(Dataset items):
════════════════
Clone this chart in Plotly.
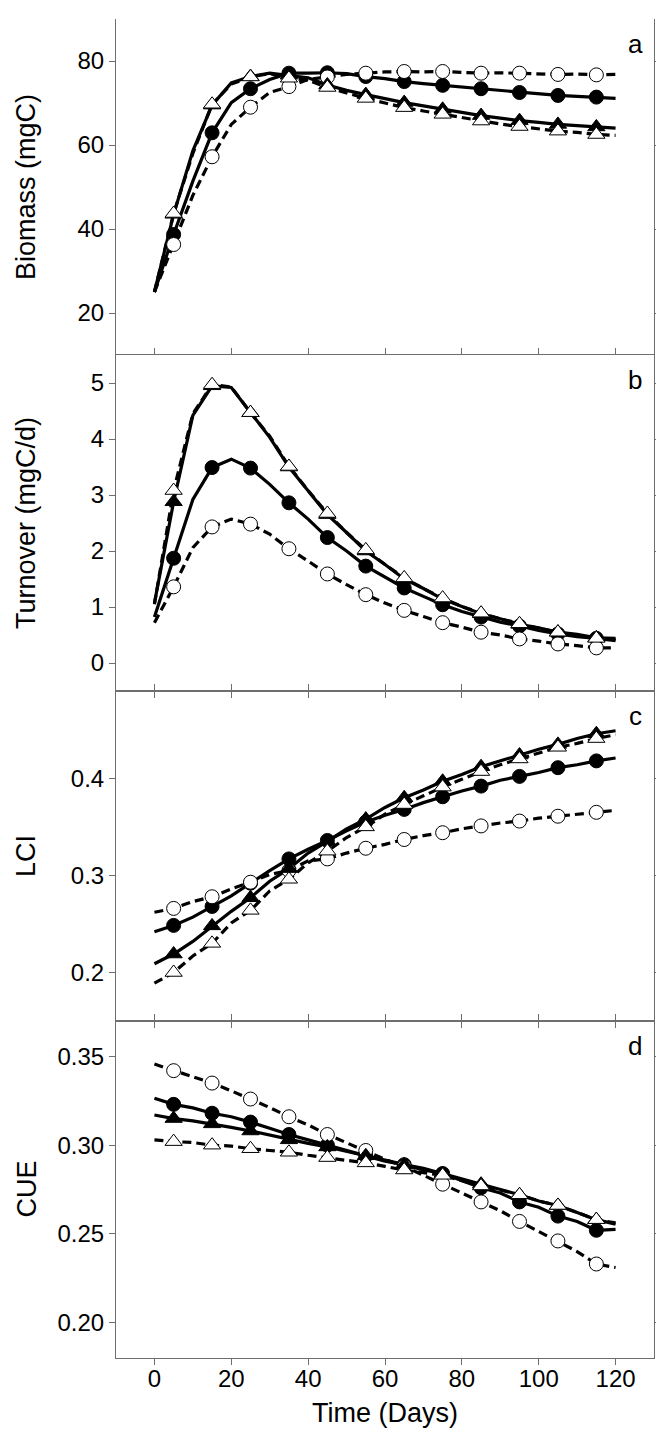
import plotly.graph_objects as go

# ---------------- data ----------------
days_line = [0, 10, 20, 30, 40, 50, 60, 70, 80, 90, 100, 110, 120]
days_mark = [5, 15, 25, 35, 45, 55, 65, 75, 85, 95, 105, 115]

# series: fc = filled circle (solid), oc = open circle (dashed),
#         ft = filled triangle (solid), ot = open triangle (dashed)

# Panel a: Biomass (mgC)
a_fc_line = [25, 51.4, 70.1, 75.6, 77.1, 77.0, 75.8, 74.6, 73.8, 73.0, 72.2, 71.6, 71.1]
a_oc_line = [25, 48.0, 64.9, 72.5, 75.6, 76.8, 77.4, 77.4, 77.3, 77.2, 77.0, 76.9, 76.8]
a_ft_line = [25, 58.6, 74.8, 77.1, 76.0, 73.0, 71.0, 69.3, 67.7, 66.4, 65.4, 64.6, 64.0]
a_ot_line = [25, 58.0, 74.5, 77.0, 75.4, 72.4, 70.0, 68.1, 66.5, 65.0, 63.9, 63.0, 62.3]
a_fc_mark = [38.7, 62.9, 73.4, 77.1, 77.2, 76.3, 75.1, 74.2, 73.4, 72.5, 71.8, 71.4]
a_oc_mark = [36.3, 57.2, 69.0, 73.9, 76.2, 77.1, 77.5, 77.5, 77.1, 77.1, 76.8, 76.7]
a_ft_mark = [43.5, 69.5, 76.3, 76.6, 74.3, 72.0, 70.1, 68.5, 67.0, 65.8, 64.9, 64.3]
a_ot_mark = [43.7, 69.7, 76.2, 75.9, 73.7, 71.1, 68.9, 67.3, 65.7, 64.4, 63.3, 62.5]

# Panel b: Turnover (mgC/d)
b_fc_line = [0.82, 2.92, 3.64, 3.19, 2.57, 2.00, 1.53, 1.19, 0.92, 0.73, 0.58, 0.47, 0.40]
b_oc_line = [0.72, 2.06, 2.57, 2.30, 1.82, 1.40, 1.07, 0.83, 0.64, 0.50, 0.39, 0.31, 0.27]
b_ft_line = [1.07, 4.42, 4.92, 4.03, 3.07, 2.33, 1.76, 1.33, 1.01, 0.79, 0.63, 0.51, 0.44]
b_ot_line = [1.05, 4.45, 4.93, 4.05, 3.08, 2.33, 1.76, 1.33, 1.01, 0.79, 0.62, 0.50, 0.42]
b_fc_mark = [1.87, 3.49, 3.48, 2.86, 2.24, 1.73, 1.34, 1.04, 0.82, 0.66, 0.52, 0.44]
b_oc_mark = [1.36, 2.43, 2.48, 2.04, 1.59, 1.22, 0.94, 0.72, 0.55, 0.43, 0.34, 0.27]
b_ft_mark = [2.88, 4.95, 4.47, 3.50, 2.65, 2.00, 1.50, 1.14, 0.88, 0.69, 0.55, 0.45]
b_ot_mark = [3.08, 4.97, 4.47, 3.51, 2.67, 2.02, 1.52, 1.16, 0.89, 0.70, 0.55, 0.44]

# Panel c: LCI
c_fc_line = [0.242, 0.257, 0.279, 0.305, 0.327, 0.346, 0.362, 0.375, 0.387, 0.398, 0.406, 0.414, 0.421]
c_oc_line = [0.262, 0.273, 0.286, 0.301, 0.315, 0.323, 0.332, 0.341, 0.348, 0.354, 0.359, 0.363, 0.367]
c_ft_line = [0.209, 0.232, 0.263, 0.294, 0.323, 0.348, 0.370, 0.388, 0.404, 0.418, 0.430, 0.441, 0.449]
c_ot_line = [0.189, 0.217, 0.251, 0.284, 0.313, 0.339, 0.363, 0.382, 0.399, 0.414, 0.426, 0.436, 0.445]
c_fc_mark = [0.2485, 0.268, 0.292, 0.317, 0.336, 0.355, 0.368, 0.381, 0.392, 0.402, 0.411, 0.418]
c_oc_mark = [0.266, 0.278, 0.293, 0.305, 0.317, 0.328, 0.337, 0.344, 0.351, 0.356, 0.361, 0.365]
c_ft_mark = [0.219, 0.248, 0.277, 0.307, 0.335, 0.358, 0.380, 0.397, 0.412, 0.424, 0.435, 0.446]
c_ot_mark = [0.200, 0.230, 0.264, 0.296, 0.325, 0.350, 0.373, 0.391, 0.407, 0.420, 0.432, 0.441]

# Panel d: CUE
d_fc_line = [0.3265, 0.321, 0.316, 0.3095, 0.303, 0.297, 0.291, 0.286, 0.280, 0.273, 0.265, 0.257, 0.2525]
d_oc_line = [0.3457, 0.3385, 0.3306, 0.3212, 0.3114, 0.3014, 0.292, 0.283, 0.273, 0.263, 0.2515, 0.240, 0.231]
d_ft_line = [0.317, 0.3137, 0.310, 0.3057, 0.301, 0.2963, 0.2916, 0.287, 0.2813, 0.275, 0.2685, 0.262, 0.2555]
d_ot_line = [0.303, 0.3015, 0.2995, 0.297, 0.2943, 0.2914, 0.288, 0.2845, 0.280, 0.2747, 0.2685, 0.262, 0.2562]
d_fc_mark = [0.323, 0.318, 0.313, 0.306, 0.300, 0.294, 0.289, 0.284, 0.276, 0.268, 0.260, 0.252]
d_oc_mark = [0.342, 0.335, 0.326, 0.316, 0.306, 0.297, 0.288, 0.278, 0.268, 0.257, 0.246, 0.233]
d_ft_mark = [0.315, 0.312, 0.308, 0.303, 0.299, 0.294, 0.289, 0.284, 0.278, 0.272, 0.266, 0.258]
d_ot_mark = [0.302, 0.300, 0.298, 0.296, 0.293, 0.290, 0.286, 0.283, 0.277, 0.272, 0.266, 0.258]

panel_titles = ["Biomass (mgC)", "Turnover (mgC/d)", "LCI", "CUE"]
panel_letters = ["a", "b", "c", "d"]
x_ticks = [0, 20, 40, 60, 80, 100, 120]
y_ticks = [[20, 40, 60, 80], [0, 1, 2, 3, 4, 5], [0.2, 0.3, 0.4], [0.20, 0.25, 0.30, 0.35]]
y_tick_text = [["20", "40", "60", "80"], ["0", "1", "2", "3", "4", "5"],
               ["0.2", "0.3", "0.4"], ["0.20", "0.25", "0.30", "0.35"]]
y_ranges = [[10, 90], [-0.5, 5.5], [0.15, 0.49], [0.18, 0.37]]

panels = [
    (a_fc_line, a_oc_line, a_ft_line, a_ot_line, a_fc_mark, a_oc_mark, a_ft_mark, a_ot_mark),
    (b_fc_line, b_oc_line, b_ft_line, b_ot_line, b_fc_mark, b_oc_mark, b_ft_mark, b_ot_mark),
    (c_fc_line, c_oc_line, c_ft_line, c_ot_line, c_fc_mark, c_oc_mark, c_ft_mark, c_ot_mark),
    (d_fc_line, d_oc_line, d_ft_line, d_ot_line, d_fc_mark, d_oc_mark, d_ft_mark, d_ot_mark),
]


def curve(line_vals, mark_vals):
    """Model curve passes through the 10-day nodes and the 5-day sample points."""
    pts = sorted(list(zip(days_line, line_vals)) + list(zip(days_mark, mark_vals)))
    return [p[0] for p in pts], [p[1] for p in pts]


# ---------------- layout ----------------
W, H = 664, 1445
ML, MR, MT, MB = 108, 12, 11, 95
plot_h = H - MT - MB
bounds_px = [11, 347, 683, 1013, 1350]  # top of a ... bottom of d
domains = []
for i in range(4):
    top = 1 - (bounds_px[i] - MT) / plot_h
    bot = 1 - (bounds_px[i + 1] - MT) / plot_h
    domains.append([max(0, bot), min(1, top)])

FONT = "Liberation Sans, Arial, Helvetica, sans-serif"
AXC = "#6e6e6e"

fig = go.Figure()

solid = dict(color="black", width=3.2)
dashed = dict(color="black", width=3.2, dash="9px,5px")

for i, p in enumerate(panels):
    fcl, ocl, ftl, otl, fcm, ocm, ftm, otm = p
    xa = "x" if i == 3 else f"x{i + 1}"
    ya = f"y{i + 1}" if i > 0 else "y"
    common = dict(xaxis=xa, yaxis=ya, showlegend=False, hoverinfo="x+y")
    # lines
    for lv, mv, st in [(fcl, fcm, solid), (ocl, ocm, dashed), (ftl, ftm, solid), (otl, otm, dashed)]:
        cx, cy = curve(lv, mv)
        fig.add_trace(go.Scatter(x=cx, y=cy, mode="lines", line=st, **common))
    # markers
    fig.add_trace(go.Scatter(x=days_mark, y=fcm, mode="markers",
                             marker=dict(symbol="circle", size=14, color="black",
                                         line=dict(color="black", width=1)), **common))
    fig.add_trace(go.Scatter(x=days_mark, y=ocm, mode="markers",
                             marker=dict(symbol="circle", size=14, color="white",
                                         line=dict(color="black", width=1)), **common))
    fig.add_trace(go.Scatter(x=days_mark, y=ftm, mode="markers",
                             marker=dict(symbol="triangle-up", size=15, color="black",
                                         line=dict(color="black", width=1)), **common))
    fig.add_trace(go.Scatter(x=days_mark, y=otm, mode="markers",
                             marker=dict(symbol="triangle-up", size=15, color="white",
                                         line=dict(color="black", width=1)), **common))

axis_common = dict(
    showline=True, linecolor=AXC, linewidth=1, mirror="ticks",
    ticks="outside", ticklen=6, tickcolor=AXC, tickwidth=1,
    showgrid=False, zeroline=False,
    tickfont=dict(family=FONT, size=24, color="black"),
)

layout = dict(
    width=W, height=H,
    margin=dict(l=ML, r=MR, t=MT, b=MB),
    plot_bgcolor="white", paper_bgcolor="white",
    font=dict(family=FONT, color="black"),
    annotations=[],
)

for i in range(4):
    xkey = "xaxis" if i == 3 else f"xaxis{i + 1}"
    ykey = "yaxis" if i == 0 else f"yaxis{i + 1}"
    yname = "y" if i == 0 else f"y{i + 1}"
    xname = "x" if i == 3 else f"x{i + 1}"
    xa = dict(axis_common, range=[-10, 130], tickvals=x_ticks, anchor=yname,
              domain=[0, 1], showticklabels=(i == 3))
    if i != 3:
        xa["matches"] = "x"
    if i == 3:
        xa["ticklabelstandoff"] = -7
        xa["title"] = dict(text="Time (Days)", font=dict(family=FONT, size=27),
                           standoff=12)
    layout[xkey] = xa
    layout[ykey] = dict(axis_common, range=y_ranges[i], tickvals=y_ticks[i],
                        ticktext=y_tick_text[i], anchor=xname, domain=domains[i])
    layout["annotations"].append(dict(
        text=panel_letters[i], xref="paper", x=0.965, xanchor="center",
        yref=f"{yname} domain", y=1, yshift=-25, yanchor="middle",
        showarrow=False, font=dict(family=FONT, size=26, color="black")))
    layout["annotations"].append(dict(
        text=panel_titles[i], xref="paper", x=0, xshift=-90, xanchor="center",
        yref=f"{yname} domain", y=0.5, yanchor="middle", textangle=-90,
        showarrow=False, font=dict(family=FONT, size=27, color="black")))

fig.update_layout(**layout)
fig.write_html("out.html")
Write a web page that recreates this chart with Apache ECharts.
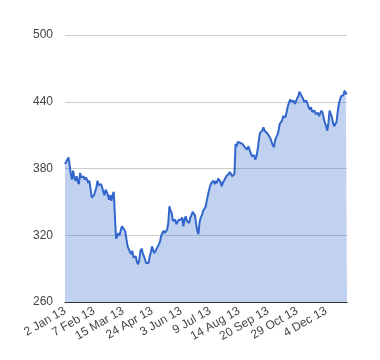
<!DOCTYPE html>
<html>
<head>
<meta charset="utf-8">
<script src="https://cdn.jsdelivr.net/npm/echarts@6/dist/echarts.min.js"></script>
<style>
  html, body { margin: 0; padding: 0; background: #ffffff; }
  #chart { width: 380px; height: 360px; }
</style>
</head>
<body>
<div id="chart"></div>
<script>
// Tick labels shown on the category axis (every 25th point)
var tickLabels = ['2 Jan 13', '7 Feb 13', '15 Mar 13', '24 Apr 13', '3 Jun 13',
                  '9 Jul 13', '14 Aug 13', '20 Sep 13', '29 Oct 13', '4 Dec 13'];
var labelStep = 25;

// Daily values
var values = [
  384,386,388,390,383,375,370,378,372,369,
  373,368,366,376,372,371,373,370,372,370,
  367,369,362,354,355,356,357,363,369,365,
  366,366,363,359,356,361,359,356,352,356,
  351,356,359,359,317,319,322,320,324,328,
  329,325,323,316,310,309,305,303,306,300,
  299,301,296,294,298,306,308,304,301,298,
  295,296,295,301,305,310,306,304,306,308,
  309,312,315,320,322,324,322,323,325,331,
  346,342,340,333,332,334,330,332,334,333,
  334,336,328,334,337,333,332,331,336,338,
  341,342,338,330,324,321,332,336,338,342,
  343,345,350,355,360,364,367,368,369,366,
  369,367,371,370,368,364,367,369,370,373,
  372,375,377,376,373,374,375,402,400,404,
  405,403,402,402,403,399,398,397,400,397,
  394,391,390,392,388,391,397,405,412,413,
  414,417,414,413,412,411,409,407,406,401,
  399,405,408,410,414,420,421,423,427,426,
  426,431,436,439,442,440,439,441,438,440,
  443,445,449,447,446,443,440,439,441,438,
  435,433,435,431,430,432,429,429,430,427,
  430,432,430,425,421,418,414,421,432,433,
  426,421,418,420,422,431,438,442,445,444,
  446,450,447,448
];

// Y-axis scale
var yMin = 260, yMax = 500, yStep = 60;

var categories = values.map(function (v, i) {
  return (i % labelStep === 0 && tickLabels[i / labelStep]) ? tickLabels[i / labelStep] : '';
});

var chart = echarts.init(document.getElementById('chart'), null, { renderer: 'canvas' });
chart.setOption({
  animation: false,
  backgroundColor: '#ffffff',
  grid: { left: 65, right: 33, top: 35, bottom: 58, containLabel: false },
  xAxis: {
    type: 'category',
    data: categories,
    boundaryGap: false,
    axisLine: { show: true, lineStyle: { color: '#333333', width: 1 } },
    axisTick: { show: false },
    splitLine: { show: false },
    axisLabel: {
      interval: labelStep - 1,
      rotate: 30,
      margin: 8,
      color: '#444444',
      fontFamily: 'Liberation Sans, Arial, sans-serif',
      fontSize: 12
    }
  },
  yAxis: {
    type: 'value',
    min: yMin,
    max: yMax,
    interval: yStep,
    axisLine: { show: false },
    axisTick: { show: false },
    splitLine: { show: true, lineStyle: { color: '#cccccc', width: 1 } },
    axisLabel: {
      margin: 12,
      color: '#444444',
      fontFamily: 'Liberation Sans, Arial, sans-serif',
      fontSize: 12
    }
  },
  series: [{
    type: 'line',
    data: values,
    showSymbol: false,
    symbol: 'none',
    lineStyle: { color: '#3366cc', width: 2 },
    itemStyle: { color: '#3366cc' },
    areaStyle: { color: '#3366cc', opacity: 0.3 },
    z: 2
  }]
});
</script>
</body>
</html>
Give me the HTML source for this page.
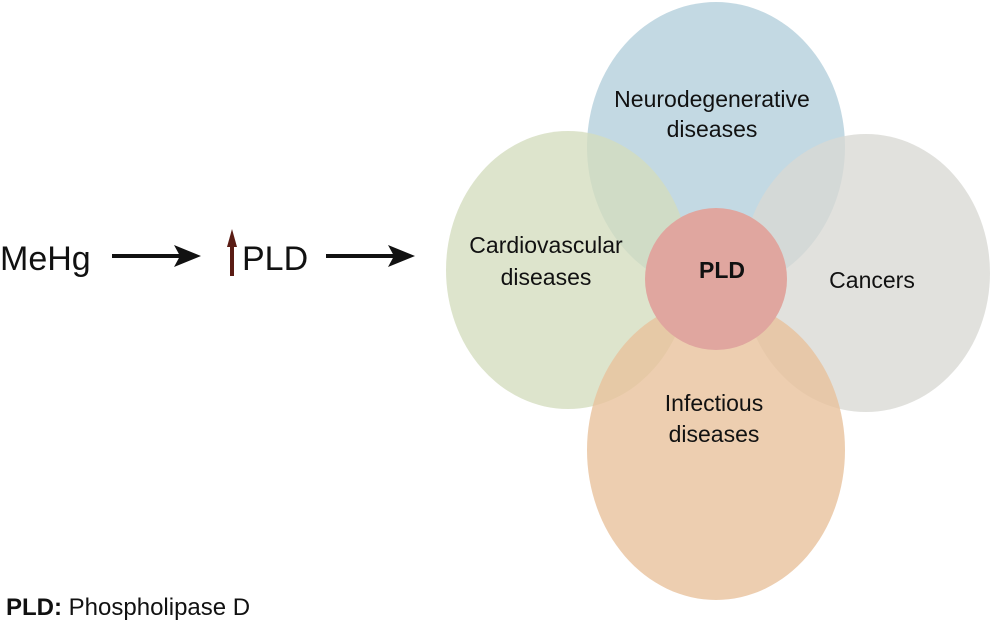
════════════════
(Task objective):
Pictures stay out. Print the data exactly, from its first line through the line containing "0.70, 0.55, 0.44]".

(Written response):
Clone this chart in Plotly.
import plotly.graph_objects as go

# ---------------- data ----------------
days_line = [0, 10, 20, 30, 40, 50, 60, 70, 80, 90, 100, 110, 120]
days_mark = [5, 15, 25, 35, 45, 55, 65, 75, 85, 95, 105, 115]

# series: fc = filled circle (solid), oc = open circle (dashed),
#         ft = filled triangle (solid), ot = open triangle (dashed)

# Panel a: Biomass (mgC)
a_fc_line = [25, 51.4, 70.1, 75.6, 77.1, 77.0, 75.8, 74.6, 73.8, 73.0, 72.2, 71.6, 71.1]
a_oc_line = [25, 48.0, 64.9, 72.5, 75.6, 76.8, 77.4, 77.4, 77.3, 77.2, 77.0, 76.9, 76.8]
a_ft_line = [25, 58.6, 74.8, 77.1, 76.0, 73.0, 71.0, 69.3, 67.7, 66.4, 65.4, 64.6, 64.0]
a_ot_line = [25, 58.0, 74.5, 77.0, 75.4, 72.4, 70.0, 68.1, 66.5, 65.0, 63.9, 63.0, 62.3]
a_fc_mark = [38.7, 62.9, 73.4, 77.1, 77.2, 76.3, 75.1, 74.2, 73.4, 72.5, 71.8, 71.4]
a_oc_mark = [36.3, 57.2, 69.0, 73.9, 76.2, 77.1, 77.5, 77.5, 77.1, 77.1, 76.8, 76.7]
a_ft_mark = [43.5, 69.5, 76.3, 76.6, 74.3, 72.0, 70.1, 68.5, 67.0, 65.8, 64.9, 64.3]
a_ot_mark = [43.7, 69.7, 76.2, 75.9, 73.7, 71.1, 68.9, 67.3, 65.7, 64.4, 63.3, 62.5]

# Panel b: Turnover (mgC/d)
b_fc_line = [0.82, 2.92, 3.64, 3.19, 2.57, 2.00, 1.53, 1.19, 0.92, 0.73, 0.58, 0.47, 0.40]
b_oc_line = [0.72, 2.06, 2.57, 2.30, 1.82, 1.40, 1.07, 0.83, 0.64, 0.50, 0.39, 0.31, 0.27]
b_ft_line = [1.07, 4.42, 4.92, 4.03, 3.07, 2.33, 1.76, 1.33, 1.01, 0.79, 0.63, 0.51, 0.44]
b_ot_line = [1.05, 4.45, 4.93, 4.05, 3.08, 2.33, 1.76, 1.33, 1.01, 0.79, 0.62, 0.50, 0.42]
b_fc_mark = [1.87, 3.49, 3.48, 2.86, 2.24, 1.73, 1.34, 1.04, 0.82, 0.66, 0.52, 0.44]
b_oc_mark = [1.36, 2.43, 2.48, 2.04, 1.59, 1.22, 0.94, 0.72, 0.55, 0.43, 0.34, 0.27]
b_ft_mark = [2.88, 4.95, 4.47, 3.50, 2.65, 2.00, 1.50, 1.14, 0.88, 0.69, 0.55, 0.45]
b_ot_mark = [3.08, 4.97, 4.47, 3.51, 2.67, 2.02, 1.52, 1.16, 0.89, 0.70, 0.55, 0.44]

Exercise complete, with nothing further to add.